"The Lord is good to those whose hope is in him, to the one who seeks him; it is good to wait quietly for the salvation of the Lord."
— Lamentações 3:25-26
We live in a world that cannot tolerate silence. We expect immediate answers, clear signs, quick confirmations that God is hearing our prayers. When silence arrives—that anguishing void where we expected a voice—we wonder if we have been abandoned. But what if God's silence were actually a harbinger of something greater than we imagined?

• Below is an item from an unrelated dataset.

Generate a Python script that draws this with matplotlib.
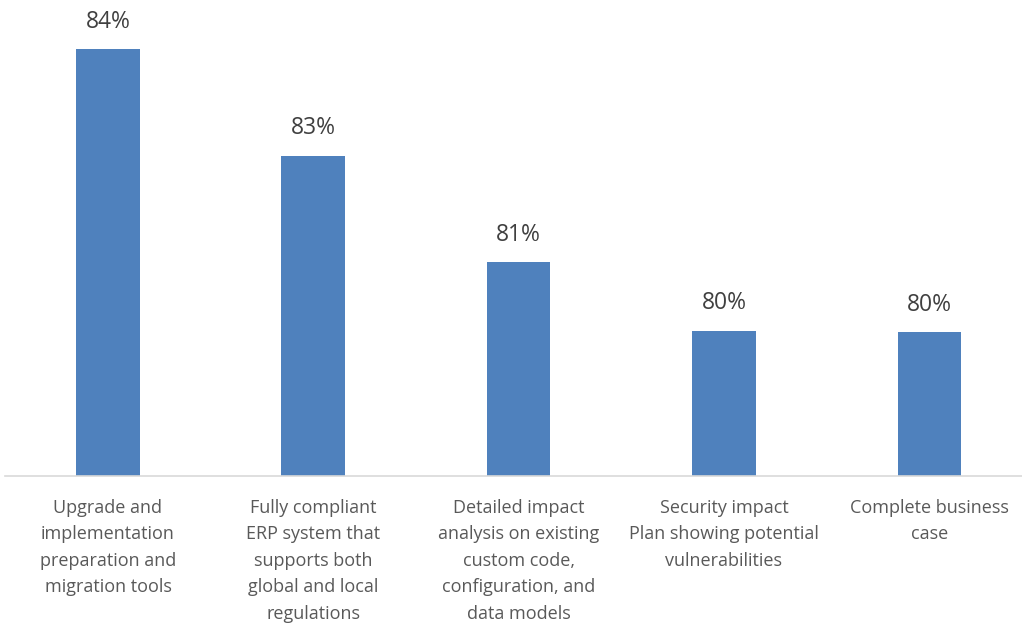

The prophet Jeremiah wrote Lamentations in the midst of Jerusalem's total destruction. Everything had collapsed. The temple burned, the people were exiled, and God seemed completely absent. In this devastating context, Jeremiah does not deny the pain—he expresses it with brutal honesty—but he discovers something precious: the truth that God remains good, even when He does not speak. This is a different kind of faith. It is not the faith of visible miracles or audible answers. It is faith that persists in darkness because it knows the character of the One being sought.
When God is silent, He is not absent; He is working in us in ways that our voices could not interrupt. Silence is God's workshop. It is there that He refines our faith like gold in fire, where He removes the impurities of religious superficiality and transforms us into people who love Him not for what we receive, but for who He is. Silent waiting builds depth. It teaches us that we are not children demanding gifts, but children yearning for the Father.
Today, if you are in silence waiting for an answer, allow yourself to be there without despair. Do not interpret the absence of a voice as the absence of presence. Use this time to deepen your intimacy with God through prayer, meditation on His Word, deliberate trust. Ask yourself: am I seeking God or only His blessings? An honest answer to this question will transform how you experience silence.
Silence is not punishment; it is an invitation. An invitation to a more mature, more genuine, deeper relationship with the Father. And when He finally speaks—and He will speak—you will have developed ears trained to recognize His voice amid all the noise of the world. Trust. Wait. He is good.
Prayer:
Lord, my heart cries out for a word from You, but today I choose to trust in Your silence. Teach me to find You not only in the answers I expect, but in the silent intimacy of Your presence. Renew in me the faith that persists without signs, that loves without visible rewards. And when You speak, may I have ears truly prepared to hear You.